**TO BE DONE:**
Do not repeat pictures. Repeat exactly the lines of the listing below from its first line through the line with "Arial, Helvetica, sans-serif';".

**SUPPLIED DATA:**
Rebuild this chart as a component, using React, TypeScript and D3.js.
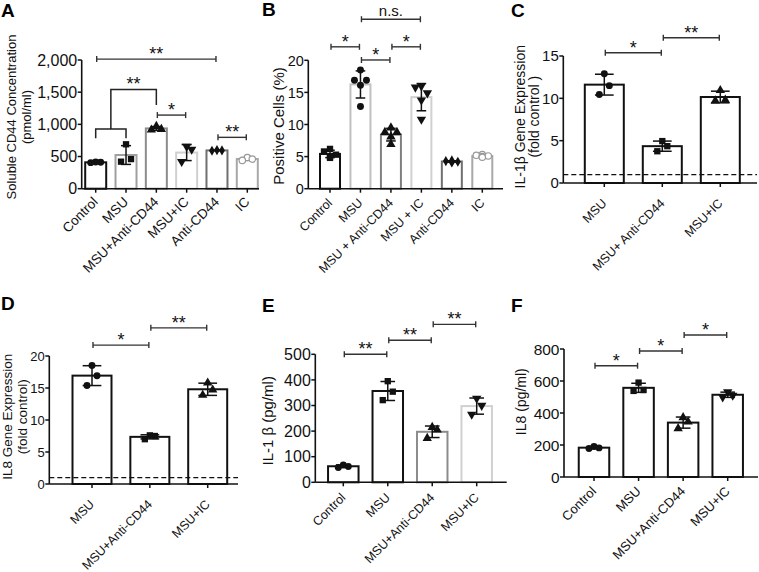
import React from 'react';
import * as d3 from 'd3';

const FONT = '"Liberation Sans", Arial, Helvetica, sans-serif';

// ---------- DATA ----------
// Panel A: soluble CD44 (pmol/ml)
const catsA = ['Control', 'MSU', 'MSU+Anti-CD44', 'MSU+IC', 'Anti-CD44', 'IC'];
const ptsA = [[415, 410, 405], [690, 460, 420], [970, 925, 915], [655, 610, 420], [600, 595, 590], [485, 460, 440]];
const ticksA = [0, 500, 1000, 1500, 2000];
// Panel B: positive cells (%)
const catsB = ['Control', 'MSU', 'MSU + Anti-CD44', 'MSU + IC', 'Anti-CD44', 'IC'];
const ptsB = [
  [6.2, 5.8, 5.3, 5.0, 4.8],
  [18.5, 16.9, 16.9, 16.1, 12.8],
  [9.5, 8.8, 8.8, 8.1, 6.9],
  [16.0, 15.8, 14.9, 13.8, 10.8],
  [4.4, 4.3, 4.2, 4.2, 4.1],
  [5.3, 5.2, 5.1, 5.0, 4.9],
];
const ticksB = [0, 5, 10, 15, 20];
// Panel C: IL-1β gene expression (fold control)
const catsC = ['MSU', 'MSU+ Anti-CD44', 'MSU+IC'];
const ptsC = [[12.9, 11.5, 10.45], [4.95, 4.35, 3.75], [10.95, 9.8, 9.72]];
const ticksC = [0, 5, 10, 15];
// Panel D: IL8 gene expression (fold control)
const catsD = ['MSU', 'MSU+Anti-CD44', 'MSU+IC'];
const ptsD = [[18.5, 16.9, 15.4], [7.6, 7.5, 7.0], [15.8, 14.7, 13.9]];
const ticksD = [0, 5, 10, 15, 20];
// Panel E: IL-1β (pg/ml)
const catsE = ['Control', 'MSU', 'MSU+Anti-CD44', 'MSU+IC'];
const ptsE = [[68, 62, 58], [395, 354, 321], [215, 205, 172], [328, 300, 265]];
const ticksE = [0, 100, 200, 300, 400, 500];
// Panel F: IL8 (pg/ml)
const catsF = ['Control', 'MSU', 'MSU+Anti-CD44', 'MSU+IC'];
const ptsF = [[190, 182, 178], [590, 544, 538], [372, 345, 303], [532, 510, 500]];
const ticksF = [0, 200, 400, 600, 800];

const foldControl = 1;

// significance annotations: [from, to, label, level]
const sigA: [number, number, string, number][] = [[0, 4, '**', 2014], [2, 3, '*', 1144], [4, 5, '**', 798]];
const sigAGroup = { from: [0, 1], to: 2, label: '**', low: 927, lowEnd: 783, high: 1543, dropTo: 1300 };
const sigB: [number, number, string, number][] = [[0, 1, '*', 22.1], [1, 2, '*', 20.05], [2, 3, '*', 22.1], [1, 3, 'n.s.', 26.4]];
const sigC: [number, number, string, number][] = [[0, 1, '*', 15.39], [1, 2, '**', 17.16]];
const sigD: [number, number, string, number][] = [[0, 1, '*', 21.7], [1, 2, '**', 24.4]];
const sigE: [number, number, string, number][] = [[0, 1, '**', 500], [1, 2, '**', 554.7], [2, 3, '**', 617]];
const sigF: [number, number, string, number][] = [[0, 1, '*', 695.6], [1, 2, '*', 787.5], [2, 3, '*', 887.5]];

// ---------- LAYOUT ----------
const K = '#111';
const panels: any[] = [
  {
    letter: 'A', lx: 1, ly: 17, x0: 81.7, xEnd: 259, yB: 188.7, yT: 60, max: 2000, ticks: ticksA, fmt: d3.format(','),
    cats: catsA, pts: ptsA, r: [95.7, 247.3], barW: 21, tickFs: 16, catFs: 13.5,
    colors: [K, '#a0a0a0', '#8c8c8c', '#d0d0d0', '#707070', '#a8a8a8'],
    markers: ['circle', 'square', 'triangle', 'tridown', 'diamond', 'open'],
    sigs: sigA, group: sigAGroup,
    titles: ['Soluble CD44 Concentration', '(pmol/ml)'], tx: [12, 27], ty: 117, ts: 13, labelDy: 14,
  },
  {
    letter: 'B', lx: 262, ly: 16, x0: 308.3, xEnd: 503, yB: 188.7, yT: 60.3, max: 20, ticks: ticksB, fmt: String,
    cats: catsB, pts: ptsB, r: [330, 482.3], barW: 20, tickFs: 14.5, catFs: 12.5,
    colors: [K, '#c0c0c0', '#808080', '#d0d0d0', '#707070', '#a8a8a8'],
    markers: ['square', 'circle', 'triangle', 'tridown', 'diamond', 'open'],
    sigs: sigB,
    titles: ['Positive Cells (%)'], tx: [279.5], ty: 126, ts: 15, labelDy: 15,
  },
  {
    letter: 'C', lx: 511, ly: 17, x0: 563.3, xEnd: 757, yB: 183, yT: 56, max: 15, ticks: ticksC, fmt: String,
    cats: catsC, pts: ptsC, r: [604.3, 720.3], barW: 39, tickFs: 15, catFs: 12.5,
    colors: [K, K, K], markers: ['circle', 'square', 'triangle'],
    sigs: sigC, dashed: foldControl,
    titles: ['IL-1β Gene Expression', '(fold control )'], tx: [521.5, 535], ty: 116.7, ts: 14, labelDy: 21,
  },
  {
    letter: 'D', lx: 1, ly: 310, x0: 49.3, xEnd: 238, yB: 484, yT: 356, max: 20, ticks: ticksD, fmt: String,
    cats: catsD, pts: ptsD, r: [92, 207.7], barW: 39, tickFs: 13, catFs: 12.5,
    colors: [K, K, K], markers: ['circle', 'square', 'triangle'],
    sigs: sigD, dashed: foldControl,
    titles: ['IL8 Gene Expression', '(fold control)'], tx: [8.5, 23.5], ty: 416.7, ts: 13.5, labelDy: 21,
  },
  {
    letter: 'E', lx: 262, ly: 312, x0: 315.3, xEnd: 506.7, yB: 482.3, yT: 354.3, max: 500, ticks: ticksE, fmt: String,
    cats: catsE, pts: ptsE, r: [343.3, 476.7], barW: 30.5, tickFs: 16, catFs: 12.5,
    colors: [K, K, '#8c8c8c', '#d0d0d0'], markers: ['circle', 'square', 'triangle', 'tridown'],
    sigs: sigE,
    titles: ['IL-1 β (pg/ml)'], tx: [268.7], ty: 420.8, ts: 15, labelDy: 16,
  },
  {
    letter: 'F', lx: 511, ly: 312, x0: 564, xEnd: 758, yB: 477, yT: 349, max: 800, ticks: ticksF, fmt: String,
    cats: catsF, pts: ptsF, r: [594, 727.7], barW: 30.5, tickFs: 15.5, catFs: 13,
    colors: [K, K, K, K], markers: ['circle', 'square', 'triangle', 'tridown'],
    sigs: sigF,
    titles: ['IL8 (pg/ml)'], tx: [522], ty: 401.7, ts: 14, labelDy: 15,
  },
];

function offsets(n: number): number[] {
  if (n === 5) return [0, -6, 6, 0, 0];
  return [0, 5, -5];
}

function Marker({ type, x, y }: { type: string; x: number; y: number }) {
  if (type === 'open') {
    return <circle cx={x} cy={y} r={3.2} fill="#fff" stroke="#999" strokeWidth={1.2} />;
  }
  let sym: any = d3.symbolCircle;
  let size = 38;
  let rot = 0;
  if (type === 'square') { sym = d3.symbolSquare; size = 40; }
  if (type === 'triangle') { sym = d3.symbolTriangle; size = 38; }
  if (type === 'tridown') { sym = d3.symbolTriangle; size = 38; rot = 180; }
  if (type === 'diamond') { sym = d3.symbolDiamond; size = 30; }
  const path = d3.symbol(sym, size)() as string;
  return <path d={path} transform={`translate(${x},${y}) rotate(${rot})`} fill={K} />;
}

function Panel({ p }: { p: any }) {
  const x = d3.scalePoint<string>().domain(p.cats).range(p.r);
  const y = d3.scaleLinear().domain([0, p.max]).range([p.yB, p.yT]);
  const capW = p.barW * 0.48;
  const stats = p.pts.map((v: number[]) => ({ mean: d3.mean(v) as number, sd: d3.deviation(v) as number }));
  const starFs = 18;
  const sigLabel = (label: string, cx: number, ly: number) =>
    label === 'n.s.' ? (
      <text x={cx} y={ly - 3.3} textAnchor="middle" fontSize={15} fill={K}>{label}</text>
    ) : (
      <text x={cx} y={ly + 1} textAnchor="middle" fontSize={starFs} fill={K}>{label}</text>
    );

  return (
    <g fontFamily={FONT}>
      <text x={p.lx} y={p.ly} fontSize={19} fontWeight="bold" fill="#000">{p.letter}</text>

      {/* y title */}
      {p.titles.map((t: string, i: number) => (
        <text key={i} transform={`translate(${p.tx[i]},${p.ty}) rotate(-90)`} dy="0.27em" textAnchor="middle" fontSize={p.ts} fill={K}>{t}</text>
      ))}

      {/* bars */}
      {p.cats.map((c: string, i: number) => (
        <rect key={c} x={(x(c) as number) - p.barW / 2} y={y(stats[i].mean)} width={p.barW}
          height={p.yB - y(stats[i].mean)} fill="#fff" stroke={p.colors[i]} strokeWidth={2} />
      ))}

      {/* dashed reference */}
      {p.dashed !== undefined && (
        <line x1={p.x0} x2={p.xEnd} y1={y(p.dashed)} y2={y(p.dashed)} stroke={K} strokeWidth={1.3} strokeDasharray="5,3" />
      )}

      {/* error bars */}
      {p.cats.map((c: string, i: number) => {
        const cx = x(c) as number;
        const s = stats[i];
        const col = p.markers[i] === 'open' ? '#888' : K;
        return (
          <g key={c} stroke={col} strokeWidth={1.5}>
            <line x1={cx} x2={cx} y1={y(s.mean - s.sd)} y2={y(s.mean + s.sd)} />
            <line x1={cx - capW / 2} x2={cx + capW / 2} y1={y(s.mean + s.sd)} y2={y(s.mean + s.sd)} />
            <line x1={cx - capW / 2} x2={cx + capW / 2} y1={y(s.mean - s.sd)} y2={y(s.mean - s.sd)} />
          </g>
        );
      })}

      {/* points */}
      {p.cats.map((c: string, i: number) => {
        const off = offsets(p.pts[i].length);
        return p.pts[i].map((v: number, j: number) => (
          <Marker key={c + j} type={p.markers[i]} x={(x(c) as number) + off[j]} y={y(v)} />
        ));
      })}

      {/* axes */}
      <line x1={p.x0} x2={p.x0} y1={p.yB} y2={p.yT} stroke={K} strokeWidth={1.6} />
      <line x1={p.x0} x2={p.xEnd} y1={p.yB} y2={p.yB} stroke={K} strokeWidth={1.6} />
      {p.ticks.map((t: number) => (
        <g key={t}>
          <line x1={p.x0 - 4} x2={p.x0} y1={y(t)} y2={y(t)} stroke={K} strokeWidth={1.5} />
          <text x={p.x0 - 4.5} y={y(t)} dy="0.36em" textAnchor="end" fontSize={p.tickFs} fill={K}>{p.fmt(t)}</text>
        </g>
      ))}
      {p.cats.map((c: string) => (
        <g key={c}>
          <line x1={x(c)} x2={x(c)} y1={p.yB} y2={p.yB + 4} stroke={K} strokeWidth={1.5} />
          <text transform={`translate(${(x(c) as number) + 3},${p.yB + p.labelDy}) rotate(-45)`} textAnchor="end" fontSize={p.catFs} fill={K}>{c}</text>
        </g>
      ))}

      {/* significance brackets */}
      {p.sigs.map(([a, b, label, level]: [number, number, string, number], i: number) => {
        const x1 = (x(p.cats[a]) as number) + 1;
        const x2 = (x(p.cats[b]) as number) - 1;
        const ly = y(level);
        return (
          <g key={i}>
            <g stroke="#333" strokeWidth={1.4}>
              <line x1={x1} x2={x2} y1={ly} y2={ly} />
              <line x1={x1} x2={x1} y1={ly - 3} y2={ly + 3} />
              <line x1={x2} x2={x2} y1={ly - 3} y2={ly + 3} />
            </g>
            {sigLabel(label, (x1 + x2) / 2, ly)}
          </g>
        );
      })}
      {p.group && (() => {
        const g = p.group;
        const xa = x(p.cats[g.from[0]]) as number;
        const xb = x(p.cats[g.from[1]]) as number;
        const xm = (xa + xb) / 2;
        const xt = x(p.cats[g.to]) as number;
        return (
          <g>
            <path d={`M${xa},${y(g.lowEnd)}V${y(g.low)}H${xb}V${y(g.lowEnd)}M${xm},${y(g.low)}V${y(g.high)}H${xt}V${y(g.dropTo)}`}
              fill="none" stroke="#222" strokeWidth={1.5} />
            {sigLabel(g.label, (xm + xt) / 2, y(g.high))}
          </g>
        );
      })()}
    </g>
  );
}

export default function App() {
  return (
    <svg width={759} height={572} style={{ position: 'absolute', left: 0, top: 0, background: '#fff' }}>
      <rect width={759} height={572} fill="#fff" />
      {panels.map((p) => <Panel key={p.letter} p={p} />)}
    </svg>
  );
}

**ANSWER:**
Rebuild this chart as a component, using React, TypeScript and D3.js.
import React from 'react';
import * as d3 from 'd3';

const FONT = '"Liberation Sans", Arial, Helvetica, sans-serif';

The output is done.